## WHAT NEEDS TO BE DONE
Exactly repeat the material, dropping every picture from the copy.

## GIVEN MATERIAL
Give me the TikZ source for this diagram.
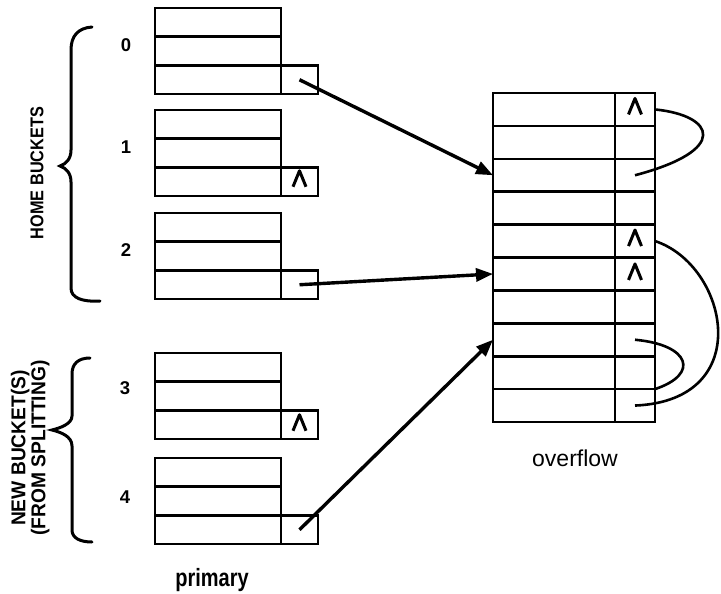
\documentclass[tikz,border=0pt]{standalone}
\usepackage{fontspec}
\usepackage{graphicx}
\newfontfamily\labelfont{Liberation Sans}
\usetikzlibrary{arrows.meta}

\tikzset{
  cell/.style={draw, line width=2.6pt, rectangle, inner sep=0pt, outer sep=0pt, anchor=north west},
  datacell/.style={cell, minimum width=126pt, minimum height=28.7pt},
  ptrcell/.style={cell, minimum width=37pt, minimum height=28.7pt},
  ovdata/.style={cell, minimum width=122pt, minimum height=32.9pt},
  ovptr/.style={cell, minimum width=40pt, minimum height=32.9pt},
  ptrarrow/.style={line width=3.4pt, -{Triangle[length=17pt,width=13pt]}},
  link/.style={line width=2.6pt},
  bracepath/.style={line width=3pt, line cap=round},
  idx/.style={font=\labelfont\bfseries\fontsize{18.5}{18.5}\selectfont, inner sep=0pt},
  nilmark/.pic={\draw[line width=3pt, line join=round] (-6.5,8) -- (0,-8) -- (6.5,8);}
}

\begin{document}
\begin{tikzpicture}[x=1pt,y=-1pt]
\useasboundingbox (0,0) rectangle (721,594);

% primary buckets: three record slots and a pointer slot each
\foreach \k/\t in {0/8,1/110,2/213,3/353,4/458} {
  \node[datacell] (b\k-r1) at (155,\t) {};
  \node[datacell] (b\k-r2) at (155,{\t+28.7}) {};
  \node[datacell] (b\k-r3) at (155,{\t+57.4}) {};
  \node[ptrcell]  (b\k-p)  at (281,{\t+57.4}) {};
}

% bucket numbers
\node[idx] (n0) at (126,45)  {0};
\node[idx] (n1) at (126,147) {1};
\node[idx] (n2) at (126,250) {2};
\node[idx] (n3) at (125,388) {3};
\node[idx] (n4) at (125,497) {4};

% overflow area: ten records with pointer slots
\foreach \r in {1,...,10} {
  \node[ovdata] (ov\r)  at (493,{93+(\r-1)*32.9}) {};
  \node[ovptr]  (ovp\r) at (615,{93+(\r-1)*32.9}) {};
}

% nil pointers
\path ([yshift=3pt]b1-p.center) pic {nilmark};
\path ([yshift=2pt]b3-p.center) pic {nilmark};
\path ([yshift=3pt]ovp1.center) pic {nilmark};
\path ([yshift=3pt]ovp5.center) pic {nilmark};
\path ([yshift=2pt]ovp6.center) pic {nilmark};

% pointers from primary buckets into the overflow area
\draw[ptrarrow] (b0-p.center) -- (ov3.west);
\draw[ptrarrow] (b2-p.center) -- (ov6.west);
\draw[ptrarrow] (b4-p.center) -- (ov8.west);

% chains inside the overflow area
\draw[link] (ovp1.east) .. controls +(60,6) and +(95,-25) .. (ovp3.center);
\draw[link] (ovp5.east) .. controls +(73,24) and +(122,-5) .. (ovp10.center);
\draw[link] (ovp8.center) .. controls +(55,5) and +(45,-15) .. (ovp9.south east);

% braces
\draw[bracepath] (92,27) .. controls (78,28) and (71,36) .. (71,50) -- (71,150)
  .. controls (71,159) and (66,164) .. (60,166)
  .. controls (66,168) and (71,173) .. (71,182) -- (71,288)
  .. controls (71,298) and (82,302) .. (100,301);
\draw[bracepath] (90,358) .. controls (78,358) and (72,364) .. (72,374) -- (72,416)
  .. controls (72,424) and (60,428) .. (52,430)
  .. controls (60,432) and (72,436) .. (72,446) -- (72,530)
  .. controls (72,538) and (80,542) .. (92,542);

% group labels
\node[rotate=90, inner sep=0pt, font=\labelfont\bfseries\fontsize{18.5}{18.5}\selectfont] (home) at (37,173)
  {\scalebox{0.88}[1]{HOME BUCKETS}};
\node[rotate=90, inner sep=0pt, font=\labelfont\bfseries\fontsize{20}{19}\selectfont] (newb) at (31,448)
  {\scalebox{0.96}[1]{\begin{tabular}{@{}c@{}}NEW BUCKET(S)\\(FROM SPLITTING)\end{tabular}}};

% area captions
\node[anchor=base, font=\labelfont\fontsize{23}{23}\selectfont] (ovcap) at (575,466) {overflow};
\node[anchor=base, font=\labelfont\bfseries\fontsize{25}{25}\selectfont] (prcap) at (212,586)
  {\scalebox{0.8}[1]{primary}};
\end{tikzpicture}
\end{document}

## RESULT OF THE TASK
Give me the TikZ source for this diagram.
\documentclass[tikz,border=0pt]{standalone}
\usepackage{fontspec}
\usepackage{graphicx}
\newfontfamily\labelfont{Liberation Sans}
\usetikzlibrary{arrows.meta}

\tikzset{
  cell/.style={draw, line width=2.6pt, rectangle, inner sep=0pt, outer sep=0pt, anchor=north west},
  datacell/.style={cell, minimum width=126pt, minimum height=28.7pt},
  ptrcell/.style={cell, minimum width=37pt, minimum height=28.7pt},
  ovdata/.style={cell, minimum width=122pt, minimum height=32.9pt},
  ovptr/.style={cell, minimum width=40pt, minimum height=32.9pt},
  ptrarrow/.style={line width=3.4pt, -{Triangle[length=17pt,width=13pt]}},
  link/.style={line width=2.6pt},
  bracepath/.style={line width=3pt, line cap=round},
  idx/.style={font=\labelfont\bfseries\fontsize{18.5}{18.5}\selectfont, inner sep=0pt},
  nilmark/.pic={\draw[line width=3pt, line join=round] (-6.5,8) -- (0,-8) -- (6.5,8);}
}

\begin{document}
\begin{tikzpicture}[x=1pt,y=-1pt]
\useasboundingbox (0,0) rectangle (721,594);

% primary buckets: three record slots and a pointer slot each
\foreach \k/\t in {0/8,1/110,2/213,3/353,4/458} {
  \node[datacell] (b\k-r1) at (155,\t) {};
  \node[datacell] (b\k-r2) at (155,{\t+28.7}) {};
  \node[datacell] (b\k-r3) at (155,{\t+57.4}) {};
  \node[ptrcell]  (b\k-p)  at (281,{\t+57.4}) {};
}

% bucket numbers
\node[idx] (n0) at (126,45)  {0};
\node[idx] (n1) at (126,147) {1};
\node[idx] (n2) at (126,250) {2};
\node[idx] (n3) at (125,388) {3};
\node[idx] (n4) at (125,497) {4};

% overflow area: ten records with pointer slots
\foreach \r in {1,...,10} {
  \node[ovdata] (ov\r)  at (493,{93+(\r-1)*32.9}) {};
  \node[ovptr]  (ovp\r) at (615,{93+(\r-1)*32.9}) {};
}

% nil pointers
\path ([yshift=3pt]b1-p.center) pic {nilmark};
\path ([yshift=2pt]b3-p.center) pic {nilmark};
\path ([yshift=3pt]ovp1.center) pic {nilmark};
\path ([yshift=3pt]ovp5.center) pic {nilmark};
\path ([yshift=2pt]ovp6.center) pic {nilmark};

% pointers from primary buckets into the overflow area
\draw[ptrarrow] (b0-p.center) -- (ov3.west);
\draw[ptrarrow] (b2-p.center) -- (ov6.west);
\draw[ptrarrow] (b4-p.center) -- (ov8.west);

% chains inside the overflow area
\draw[link] (ovp1.east) .. controls +(60,6) and +(95,-25) .. (ovp3.center);
\draw[link] (ovp5.east) .. controls +(73,24) and +(122,-5) .. (ovp10.center);
\draw[link] (ovp8.center) .. controls +(55,5) and +(45,-15) .. (ovp9.south east);

% braces
\draw[bracepath] (92,27) .. controls (78,28) and (71,36) .. (71,50) -- (71,150)
  .. controls (71,159) and (66,164) .. (60,166)
  .. controls (66,168) and (71,173) .. (71,182) -- (71,288)
  .. controls (71,298) and (82,302) .. (100,301);
\draw[bracepath] (90,358) .. controls (78,358) and (72,364) .. (72,374) -- (72,416)
  .. controls (72,424) and (60,428) .. (52,430)
  .. controls (60,432) and (72,436) .. (72,446) -- (72,530)
  .. controls (72,538) and (80,542) .. (92,542);

% group labels
\node[rotate=90, inner sep=0pt, font=\labelfont\bfseries\fontsize{18.5}{18.5}\selectfont] (home) at (37,173)
  {\scalebox{0.88}[1]{HOME BUCKETS}};
\node[rotate=90, inner sep=0pt, font=\labelfont\bfseries\fontsize{20}{19}\selectfont] (newb) at (31,448)
  {\scalebox{0.96}[1]{\begin{tabular}{@{}c@{}}NEW BUCKET(S)\\(FROM SPLITTING)\end{tabular}}};

% area captions
\node[anchor=base, font=\labelfont\fontsize{23}{23}\selectfont] (ovcap) at (575,466) {overflow};
\node[anchor=base, font=\labelfont\bfseries\fontsize{25}{25}\selectfont] (prcap) at (212,586)
  {\scalebox{0.8}[1]{primary}};
\end{tikzpicture}
\end{document}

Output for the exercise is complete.